Oleh karena itu, pihaknya optimistis koperasi unit desa khususnya KUD Rukun Tani tetap eksis di tengah perkembangan BUMDes selama dikelola dengan baik.

Optimisme tersebut muncul karena nilai transaksi dari sejumlah kegiatan usaha KUD Rukun Tani secara keseluruhan mencapai lebih Rp2 miliar per bulan, terdiri atas pelepasan pinjaman pada usaha simpan pinjam rata-rata Rp300 juta/bulan dan nilai transaksi toko ritel induk sekitar Rp60 juta per hari atau setara Rp1,8 miliar/bulan.

"Jumlah tersebut belum termasuk nilai transaksi dari dua toko cabang," kata Danan.

Baca juga: BUMDes-desa wisata ujung tombak pemulihan ekonomi nasional

Perlu inovasi

Dosen Fakultas Ekonomi dan Bisnis Universitas Jenderal Soedirman (Unsoed) Purwokerto Dr. Abdul Aziz Ahmad mengatakan dalam menghadapi tantangan dan persaingan agar tidak "tersingkirkan" oleh BUMDes, penggerak atau pegiat KUD harus menciptakan berbagai inovasi.

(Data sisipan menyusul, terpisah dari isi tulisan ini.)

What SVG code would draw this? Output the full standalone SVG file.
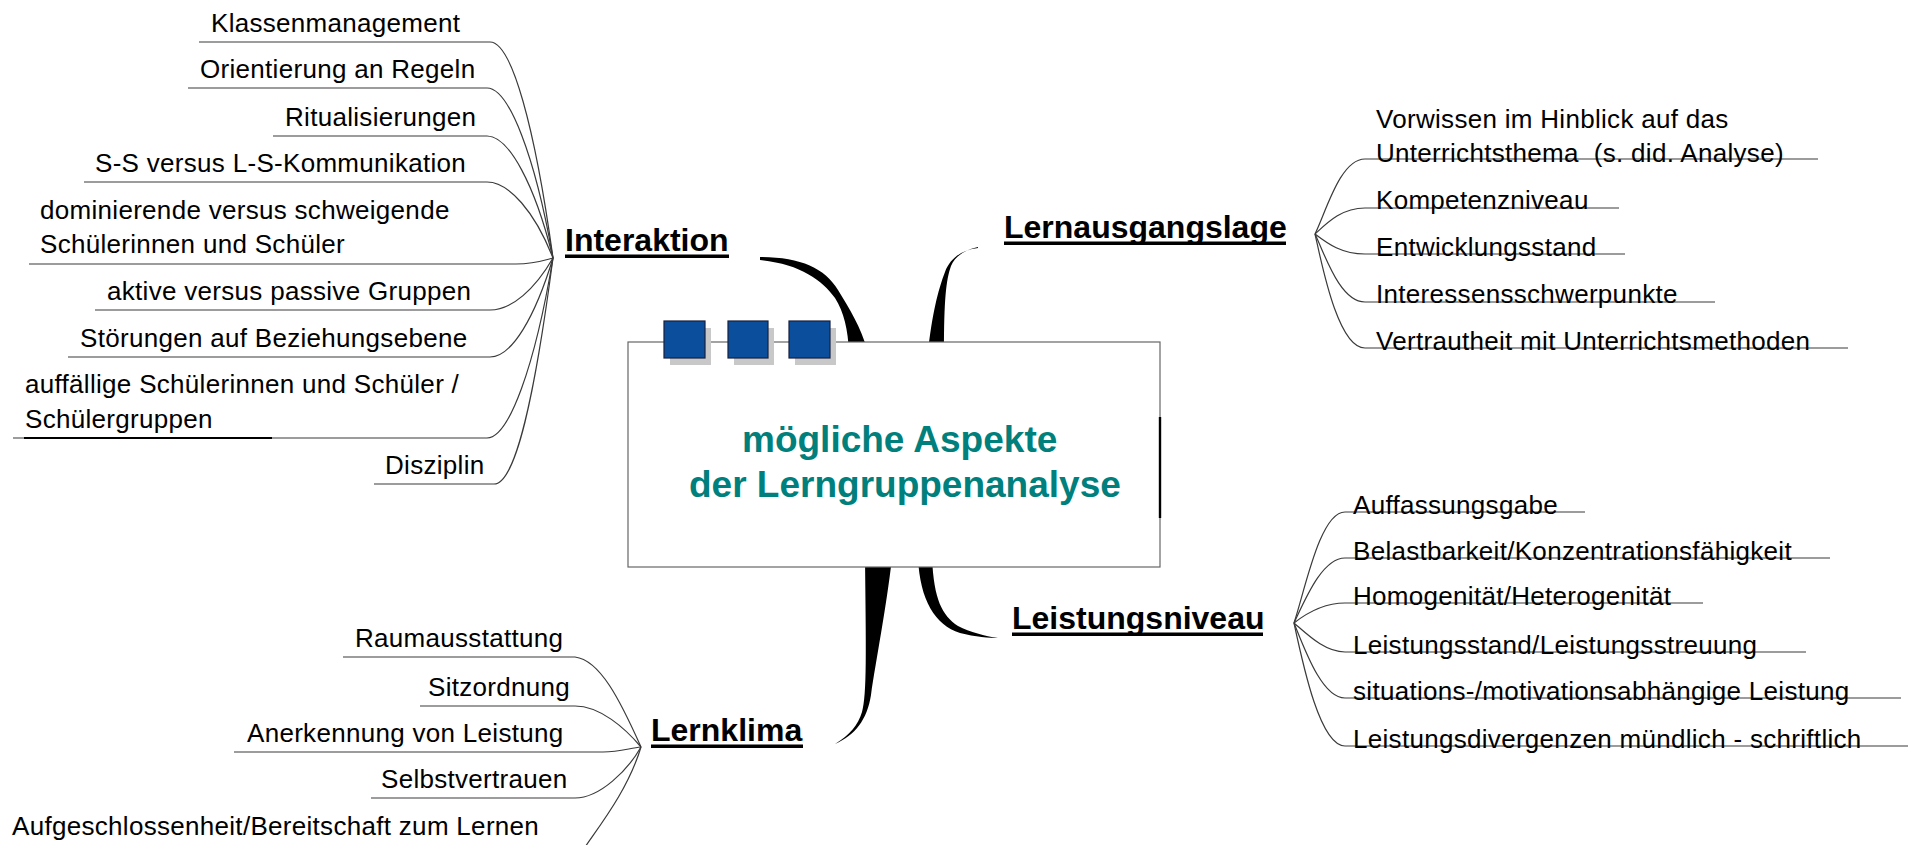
<svg xmlns="http://www.w3.org/2000/svg" width="1916" height="845" viewBox="0 0 1916 845">
<style>
text{font-family:"Liberation Sans",Arial,Helvetica,sans-serif}
.leaf{font-size:26px;fill:#000;letter-spacing:0.3px}
.head{font-size:32px;font-weight:bold;fill:#000}
.title{font-size:37px;font-weight:bold;fill:#00807c}
.ln{fill:none;stroke:#3a3a3a;stroke-width:1.2}
.branch{fill:#000;stroke:none}
.ul{fill:#000}
.sq{fill:#0b4f9c;stroke:#16213d;stroke-width:1.2}
.sh{fill:#c8c8c8}
</style>
<rect width="1916" height="845" fill="#fff"/>
<g id="connectors">
  <path class="branch" d="M760,257 C800,257 825,268 838,290 C850,310 860,325 868,352 L849,352 C848,330 844,312 835,298 C822,280 800,264 760,260 Z"/>
  <path class="branch" d="M978,247 C965,250 955,256 951,266 C946,280 944,300 944,352 L928,352 C932,315 938,290 945,272 C950,258 962,250 978,248 Z"/>
  <path class="branch" d="M865,558 L892,558 C886,610 876,660 871,695 C867,720 855,735 835,744 C850,735 858,725 862,712 C867,695 866,650 865,558 Z"/>
  <path class="branch" d="M918,558 C920,600 935,625 960,633 C975,637 990,638 998,638 C985,636 970,632 958,626 C942,615 934,600 932,558 Z"/>
  <path class="ln" d="M199,42 H490 C512,42 535,128 553,258"/>
  <path class="ln" d="M188,88 H487 C509,88 535,156 553,258"/>
  <path class="ln" d="M273,136 H487 C509,136 535,185 553,258"/>
  <path class="ln" d="M84,182 H487 C509,182 535,212 553,258"/>
  <path class="ln" d="M29,264 H516 C535,264 545,260 553,258"/>
  <path class="ln" d="M95,310 H490 C512,310 535,289 553,258"/>
  <path class="ln" d="M68,357 H490 C512,357 535,317 553,258"/>
  <path class="ln" d="M13,438 H487 C509,438 535,366 553,258"/>
  <path d="M24,438 H272" stroke="#000" stroke-width="2.2" fill="none"/>
  <path class="ln" d="M374,484 H494 C516,484 535,394 553,258"/>
  <path class="ln" d="M1315,234 C1326,212 1340,159 1365,159 H1818"/>
  <path class="ln" d="M1315,234 C1328,222 1342,208 1365,208 H1619"/>
  <path class="ln" d="M1315,234 C1328,244 1342,254 1365,254 H1625"/>
  <path class="ln" d="M1315,234 C1325,255 1340,302 1365,302 H1715"/>
  <path class="ln" d="M1315,234 C1322,265 1338,348 1365,348 H1848"/>
  <path class="ln" d="M1294,623 C1305,590 1320,512 1345,512 H1585"/>
  <path class="ln" d="M1294,623 C1305,600 1322,558 1345,558 H1830"/>
  <path class="ln" d="M1294,623 C1308,612 1325,603 1345,603 H1703"/>
  <path class="ln" d="M1294,623 C1308,635 1325,652 1345,652 H1806"/>
  <path class="ln" d="M1294,623 C1305,650 1322,698 1345,698 H1901"/>
  <path class="ln" d="M1294,623 C1303,665 1320,746 1345,746 H1908"/>
  <path class="ln" d="M343,657 H575 C600,660 620,700 641,747"/>
  <path class="ln" d="M420,706 H575 C600,706 625,728 641,747"/>
  <path class="ln" d="M234,752 H603 C620,752 630,748 641,747"/>
  <path class="ln" d="M371,798 H575 C600,798 628,770 641,747"/>
  <path class="ln" d="M641,747 C628,790 600,825 583,850"/>
</g>
<g id="center">
  <rect x="628" y="342" width="532" height="225" fill="#fff" stroke="#666" stroke-width="1.2"/>
  <line x1="1160" y1="417" x2="1160" y2="518" stroke="#000" stroke-width="2.4"/>
  <rect class="sh" x="670" y="328" width="41" height="37"/>
  <rect class="sh" x="734" y="328" width="40" height="37"/>
  <rect class="sh" x="795" y="328" width="41" height="37"/>
  <rect class="sq" x="664" y="321" width="41" height="37"/>
  <rect class="sq" x="728" y="321" width="40" height="37"/>
  <rect class="sq" x="789" y="321" width="41" height="37"/>
  <text class="title" x="742" y="452">mögliche Aspekte</text>
  <text class="title" x="689" y="497">der Lerngruppenanalyse</text>
</g>
<g id="interaktion">
  <text class="head" x="565" y="251">Interaktion</text>
  <rect class="ul" x="565" y="254.5" width="164" height="3.5"/>
</g>
<g id="lernausgangslage">
  <text class="head" x="1004" y="238">Lernausgangslage</text>
  <rect class="ul" x="1004" y="241.5" width="282" height="3.5"/>
</g>
<g id="leistungsniveau">
  <text class="head" x="1012" y="629">Leistungsniveau</text>
  <rect class="ul" x="1012" y="632.5" width="251" height="3.5"/>
</g>
<g id="lernklima">
  <text class="head" x="651" y="741">Lernklima</text>
  <rect class="ul" x="651" y="744.5" width="152" height="3.5"/>
</g>
<g id="leaves-interaktion">
  <g id="klassenmanagement"><text class="leaf" x="211" y="32">Klassenmanagement</text></g>
  <g id="orientierung"><text class="leaf" x="200" y="78">Orientierung an Regeln</text></g>
  <g id="ritualisierungen"><text class="leaf" x="285" y="126">Ritualisierungen</text></g>
  <g id="kommunikation"><text class="leaf" x="95" y="172">S-S versus L-S-Kommunikation</text></g>
  <g id="dominierende"><text class="leaf" x="40" y="219">dominierende versus schweigende</text><text class="leaf" x="40" y="253">Schülerinnen und Schüler</text></g>
  <g id="aktive"><text class="leaf" x="107" y="300">aktive versus passive Gruppen</text></g>
  <g id="stoerungen"><text class="leaf" x="80" y="347">Störungen auf Beziehungsebene</text></g>
  <g id="auffaellige"><text class="leaf" x="25" y="393">auffällige Schülerinnen und Schüler /</text><text class="leaf" x="25" y="428">Schülergruppen</text></g>
  <g id="disziplin"><text class="leaf" x="385" y="474">Disziplin</text></g>
</g>
<g id="leaves-lernausgangslage">
  <g id="vorwissen"><text class="leaf" x="1376" y="128">Vorwissen im Hinblick auf das</text><text class="leaf" x="1376" y="162">Unterrichtsthema&#160; (s. did. Analyse)</text></g>
  <g id="kompetenzniveau"><text class="leaf" x="1376" y="209">Kompetenzniveau</text></g>
  <g id="entwicklungsstand"><text class="leaf" x="1376" y="256">Entwicklungsstand</text></g>
  <g id="interessen"><text class="leaf" x="1376" y="303">Interessensschwerpunkte</text></g>
  <g id="vertrautheit"><text class="leaf" x="1376" y="350">Vertrautheit mit Unterrichtsmethoden</text></g>
</g>
<g id="leaves-leistungsniveau">
  <g id="auffassungsgabe"><text class="leaf" x="1353" y="514">Auffassungsgabe</text></g>
  <g id="belastbarkeit"><text class="leaf" x="1353" y="560">Belastbarkeit/Konzentrationsfähigkeit</text></g>
  <g id="homogenitaet"><text class="leaf" x="1353" y="605">Homogenität/Heterogenität</text></g>
  <g id="leistungsstand"><text class="leaf" x="1353" y="654">Leistungsstand/Leistungsstreuung</text></g>
  <g id="situations"><text class="leaf" x="1353" y="700">situations-/motivationsabhängige Leistung</text></g>
  <g id="divergenzen"><text class="leaf" x="1353" y="748">Leistungsdivergenzen mündlich - schriftlich</text></g>
</g>
<g id="leaves-lernklima">
  <g id="raumausstattung"><text class="leaf" x="355" y="647">Raumausstattung</text></g>
  <g id="sitzordnung"><text class="leaf" x="428" y="696">Sitzordnung</text></g>
  <g id="anerkennung"><text class="leaf" x="247" y="742">Anerkennung von Leistung</text></g>
  <g id="selbstvertrauen"><text class="leaf" x="381" y="788">Selbstvertrauen</text></g>
  <g id="aufgeschlossenheit"><text class="leaf" x="12" y="835">Aufgeschlossenheit/Bereitschaft zum Lernen</text></g>
</g>
</svg>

Ia mengakui penurunan kinerja KUD sebenarnya mulai terlihat sejak awal reformasi.

"Artinya, secara organisasi, pertama, pengelolanya mungkin sudah sepuh-sepuh, proses regenerasi menjadi sulit. Apalagi kalau anak-anak muda tahu potensi KUD itu kurang, sehingga bagaimana proses regenerasi itu bisa dibangun lagi," katanya.

Sementara itu yang kedua, kata dia, pengurus KUD perlu menyesuaikan dengan kondisi zaman agar jangan terus berkaca pada paradigma lama, sehingga bisa berorientasi pada bisnis.

Selain itu, pengurus KUD juga perlu melakukan inovasi seperti layanan pembiayaan atau menangkap tren-tren bisnis yang sedang berkembang saat sekarang.

Sama halnya dengan KUD, kata Aziz, BUMDes pun ada yang maju dan ada pula yang "tenggelam".

"Bisa apa enggak ya kalau KUD itu disinkronkan dengan BUMDes," katanya.

Ia mengatakan pada masa Orde Baru, keberadaan KUD sangat dibutuhkan dalam mendukung perekonomian desa dan menjadi ujung tombak Bulog.

Akan tetapi saat sekarang fenomenanya berubah semua, sehingga KUD perlu menyesuaikan dengan kondisi sekarang.

Oleh karena itu, penciptaan inovasi sangat diperlukan untuk menjaga eksistensi KUD agar tidak "tersingkir" oleh BUMDes yang terus berkembang.

Saat sekarang juga perlu mendorong potensi KUD dan BUMDes bisa berkolaborasi, tidak saling sikut dalam beraktivitas.